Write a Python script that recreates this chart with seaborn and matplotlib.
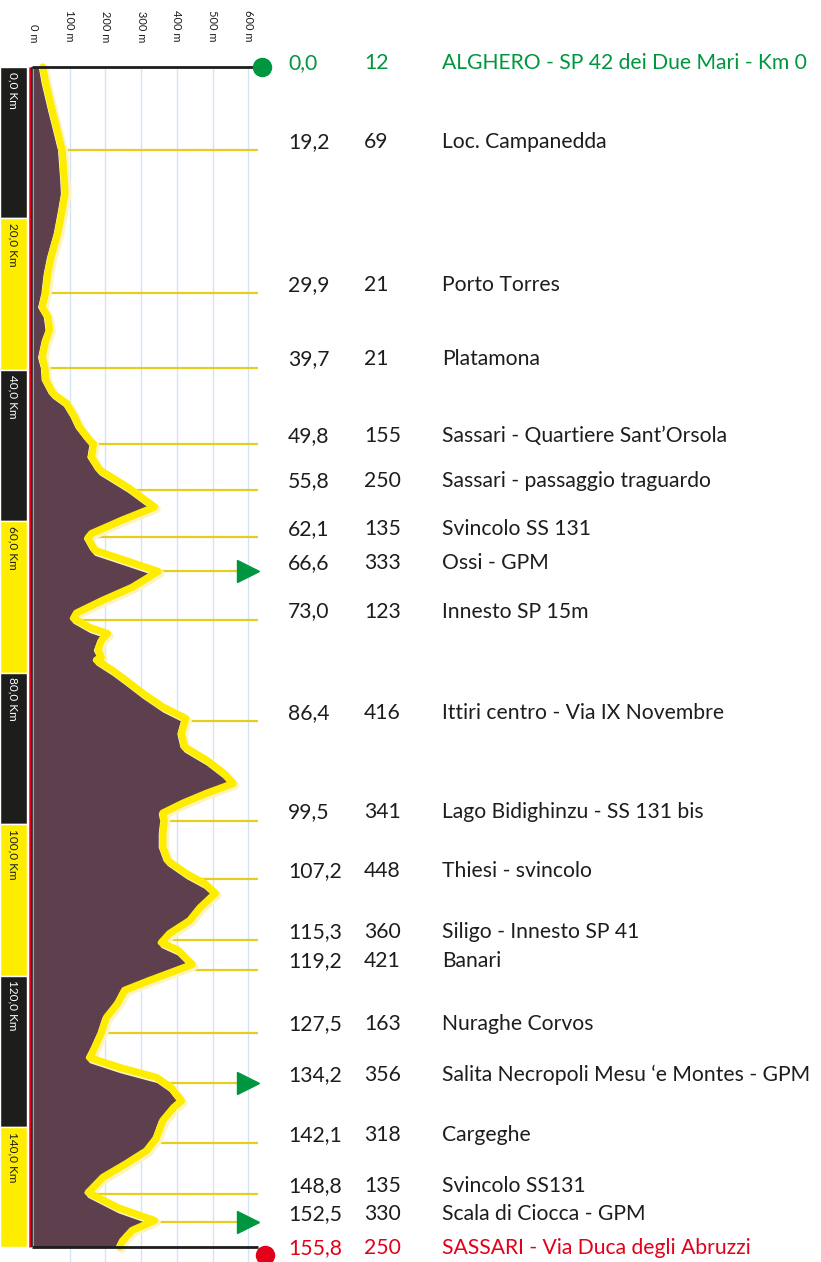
# Altimetria tappa Alghero - Sassari: profilo verticale con tabella dei passaggi

import numpy as np
import matplotlib
matplotlib.use("Agg")
import matplotlib.pyplot as plt
import matplotlib.patheffects as pe
import seaborn as sns

# --- Profile (km, altitude m) ---
profile_km = [0.0, 2.1, 5.7, 8.7, 11.0, 13.6, 14.9, 16.7, 18.9, 21.9, 25.1, 27.2, 29.9, 31.7,
              33.0, 34.7, 36.1, 38.3, 39.8, 41.3, 43.1, 44.4, 46.2, 47.6, 49.3, 49.8, 51.5,
              53.2, 55.5, 58.1, 59.8, 61.6, 62.2, 63.8, 65.1, 66.6, 68.7, 70.4, 72.1, 72.8,
              74.0, 74.8, 75.7, 77.0, 77.9, 78.3, 79.7, 81.0, 82.7, 84.5, 86.0, 88.0, 89.8,
              91.5, 93.3, 94.6, 95.9, 97.2, 98.5, 99.5, 101.2, 103.0, 104.8, 106.5, 107.8,
              109.1, 111.0, 112.7, 114.4, 115.6, 116.6, 118.5, 120.6, 121.9, 123.6, 125.5,
              127.5, 129.5, 130.8, 132.1, 133.4, 134.7, 136.5, 137.4, 139.1, 141.4, 143.1,
              144.8, 146.6, 148.6, 150.6, 152.3, 153.6, 155.0, 155.8]
profile_alt = [12, 20, 38, 54, 66, 70, 72, 74, 66, 54, 35, 26, 19, 10,
               26, 31, 20, 10, 18, 20, 40, 78, 101, 115, 143, 154, 148,
               171, 250, 325, 235, 148, 138, 157, 240, 335, 262, 180, 106, 98,
               143, 193, 176, 166, 176, 162, 208, 245, 292, 348, 412, 400, 409,
               470, 520, 545, 470, 404, 348, 352, 348, 348, 362, 414, 465,
               495, 452, 423, 367, 344, 390, 430, 311, 241, 222, 190,
               176, 157, 143, 227, 330, 370, 400, 378, 348, 330, 302,
               245, 180, 139, 222, 325, 262, 235, 227]

# --- Waypoints ---
wp_km_label = ["0,0", "19,2", "29,9", "39,7", "49,8", "55,8", "62,1", "66,6", "73,0", "86,4",
               "99,5", "107,2", "115,3", "119,2", "127,5", "134,2", "142,1", "148,8", "152,5",
               "155,8"]
wp_alt = [12, 69, 21, 21, 155, 250, 135, 333, 123, 416,
          341, 448, 360, 421, 163, 356, 318, 135, 330, 250]
wp_name = ["ALGHERO - SP 42 dei Due Mari - Km 0", "Loc. Campanedda", "Porto Torres", "Platamona",
           "Sassari - Quartiere Sant\u2019Orsola", "Sassari - passaggio traguardo",
           "Svincolo SS 131", "Ossi - GPM", "Innesto SP 15m", "Ittiri centro - Via IX Novembre",
           "Lago Bidighinzu - SS 131 bis", "Thiesi - svincolo", "Siligo - Innesto SP 41",
           "Banari", "Nuraghe Corvos", "Salita Necropoli Mesu \u2018e Montes - GPM", "Cargeghe",
           "Svincolo SS131", "Scala di Ciocca - GPM", "SASSARI - Via Duca degli Abruzzi"]
# where the leader line is drawn on the profile (Campanedda sits at km 11 in the drawing)
wp_line_km = [0.0, 11.0, 29.9, 39.7, 49.8, 55.8, 62.1, 66.6, 73.0, 86.4,
              99.5, 107.2, 115.3, 119.2, 127.5, 134.2, 142.1, 148.8, 152.5, 155.8]
wp_gpm = [66.6, 134.2, 152.5]

km_bands = [0, 20, 40, 60, 80, 100, 120, 140]
km_band_labels = ["0,0 Km", "20,0 Km", "40,0 Km", "60,0 Km", "80,0 Km", "100,0 Km",
                  "120,0 Km", "140,0 Km"]
alt_ticks = [0, 100, 200, 300, 400, 500, 600]
total_km = 155.8

# --- colours ---
PLUM = "#5d3f4e"
YELLOW = "#ffed00"
LEADER = "#e6cf1c"
DARK = "#1d1d1b"
GREEN = "#00963f"
RED = "#e2001a"
GRID = "#d3e5f5"

sns.set_style("white")
plt.rcParams["font.family"] = ["Lato", "DejaVu Sans"]

W, H = 821, 1262
fig = plt.figure(figsize=(W / 100, H / 100), dpi=100)
ax = fig.add_axes([0, 0, 1, 1])

# pixel helpers for layout
X0, PXM = 34.0, 0.357      # px of 0 m, px per metre
Y0, PXK = 67.0, 7.574      # px of km 0, px per km
def fx(px):
    return (px - X0) / PXM
def fy(py):
    return (py - Y0) / PXK

ax.set_xlim(fx(0), fx(W))
ax.set_ylim(fy(H), fy(0))
ax.axis("off")

# light vertical grid
ax.vlines(alt_ticks[1:], 0, fy(H), color=GRID, lw=1, zorder=1)

# km band on the left
band_ends = km_bands[1:] + [total_km]
band_h = [e - s for s, e in zip(km_bands, band_ends)]
band_c = [DARK if i % 2 == 0 else YELLOW for i in range(len(km_bands))]
ax.barh(y=km_bands, width=fx(27) - fx(0), left=fx(0), height=band_h, align="edge",
        color=band_c, zorder=2)
for i, (s, lab) in enumerate(zip(km_bands, km_band_labels)):
    ax.text(fx(13.5), s + 0.6, lab, rotation=-90, ha="center", va="top", fontsize=8.5,
            color="white" if i % 2 == 0 else DARK, zorder=3)

# altitude tick labels on top
for a in alt_ticks:
    ax.text(a, fy(42), f"{a} m", rotation=-90, ha="center", va="bottom", fontsize=8,
            color=DARK)

# red and black vertical rules
ax.vlines(fx(30.3), 0, total_km, color=RED, lw=1.8, zorder=4)
ax.vlines(fx(32.4), 0, total_km, color=DARK, lw=1.2, zorder=4)

# leader lines
ax.hlines(wp_line_km[1:-1], 0, fx(258), color=LEADER, lw=1.6, zorder=3)

# profile fill
ax.fill_betweenx(profile_km, fx(33), profile_alt, color=PLUM, lw=0, zorder=5)

# yellow profile line with pale halo
sns.lineplot(x=profile_alt, y=profile_km, orient="y", estimator=None, ax=ax,
             color=YELLOW, lw=5.2, zorder=6)
ax.lines[-1].set_path_effects([
    pe.Stroke(linewidth=5.6, foreground="#fbf4c2", offset=(5.0, -1.5)),
    pe.Stroke(linewidth=5.2, foreground=YELLOW, offset=(3.3, 0)),
])
ax.lines[-1].set_solid_capstyle("round")
ax.lines[-1].set_solid_joinstyle("round")

# start / finish rules
ax.hlines([0, total_km], fx(32), fx(258), color=DARK, lw=2.0, zorder=7)
ax.plot(fx(262), 0, "o", ms=13, color=GREEN, zorder=8)
ax.plot(fx(265), fy(1255), "o", ms=13, color=RED, zorder=8, clip_on=False)

# GPM triangles
ax.plot([fx(248)] * len(wp_gpm), wp_gpm, ">", ms=16, color=GREEN, lw=0, zorder=8)

# waypoint table
for i, (k, a, n, y) in enumerate(zip(wp_km_label, wp_alt, wp_name, wp_line_km)):
    if i == 0:
        col, dy = GREEN, 3
    elif i == len(wp_name) - 1:
        col, dy = RED, -1
    else:
        col, dy = DARK, 6
    for px, s in [(288, k), (364, str(a)), (442, n)]:
        ax.annotate(s, (fx(px), y), xytext=(0, dy), textcoords="offset points",
                    ha="left", va="center", fontsize=15.2, color=col, zorder=9)

fig.savefig("out.png", dpi=100)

•••••

[Task]
Output exactly the span of lines from the top of the listing through the line holding "import seaborn as sns", and leave every picture out.

[Exercise solution]
Write a Python script that recreates this chart with seaborn and matplotlib.
# Altimetria tappa Alghero - Sassari: profilo verticale con tabella dei passaggi

import numpy as np
import matplotlib
matplotlib.use("Agg")
import matplotlib.pyplot as plt
import matplotlib.patheffects as pe
import seaborn as sns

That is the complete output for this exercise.